As competências adquiridas são aplicáveis em múltiplas situações quotidianas, como falar em público e entrevistas de emprego. A professora Alice explica que “há técnicas, como a abertura da voz, a articulação da audição e a articulação da voz”, que ajudam profissionais de diversas áreas. Além disso, melhora a autoconfiança ao ensinar a lidar com o medo do ridículo e do erro. “Aprender a pôr-se em causa sem ter medo e saber errar” são competências essenciais desenvolvidas neste contexto.
A arte como processo criativo e não terapêutico
Embora o teatro possa ter efeitos positivos na saúde emocional, Alice alerta para os riscos de o encarar como uma solução terapêutica. “Tendo o teatro uma capacidade de induzir coisas muito boas, não lhe pode ser dada essa responsabilidade”, sublinha. O foco deve permanecer na criação artística, um processo que explora o corpo, a imaginação e a empatia. Ainda assim, estas experiências enriquecem os participantes ao prepará-los para desafios do quotidiano, ajudando-os a enfrentar o futuro com maior criatividade e confiança.

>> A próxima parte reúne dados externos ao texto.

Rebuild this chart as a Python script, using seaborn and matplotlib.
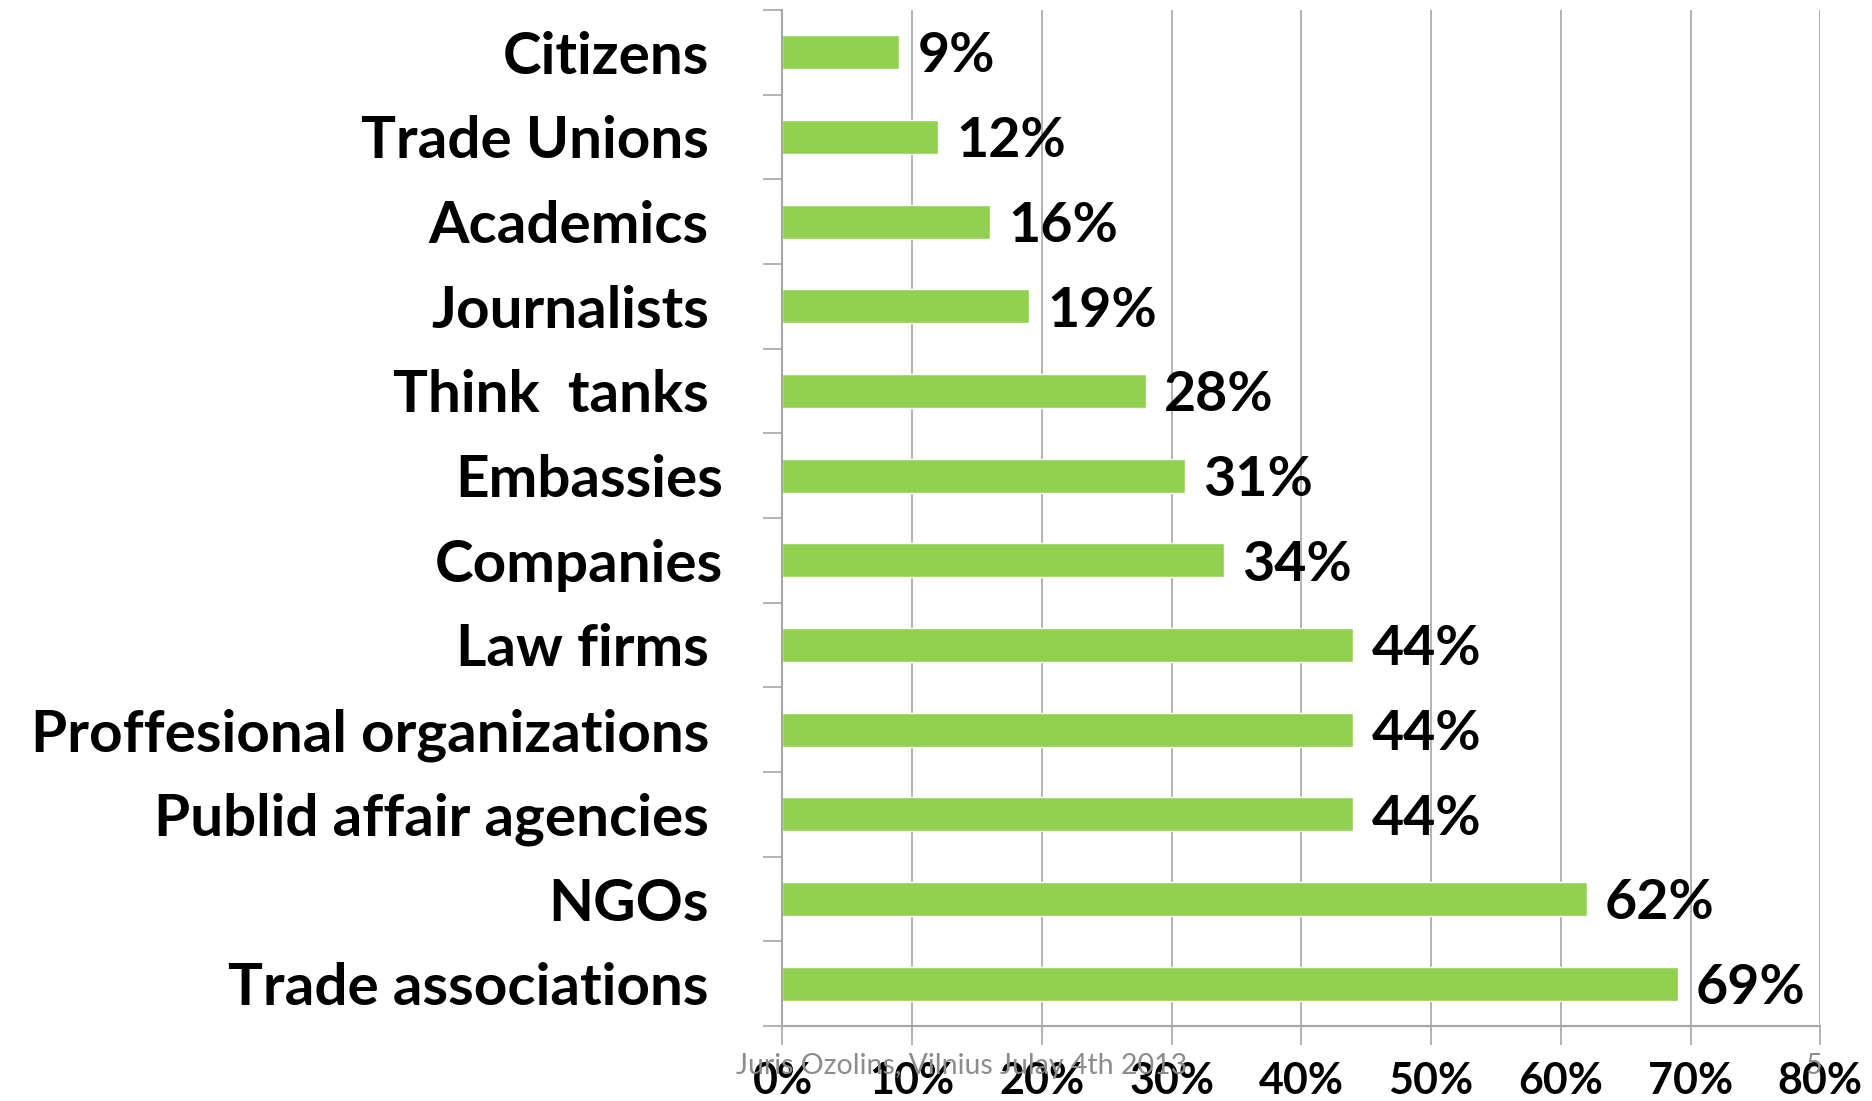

No contexto educacional, pode também ser uma ferramenta para enfrentar um futuro incerto. “A educação tem o desafio de munir os alunos do maior número de instrumentos possível”, explica Alice, destacando o valor dos processos criativos. Competências como criatividade, opinião crítica, capacidade de escolha e comunicação eficaz são intrínsecas ao teatro e essenciais num mundo em constante mudança. “Hoje em dia, a educação está a chamar as artes para ensinar alguns dos nossos recursos, porque vão ser necessários a toda a gente”, sublinha, reforçando o papel do teatro na formação destas competências úteis em diversas situações da vida.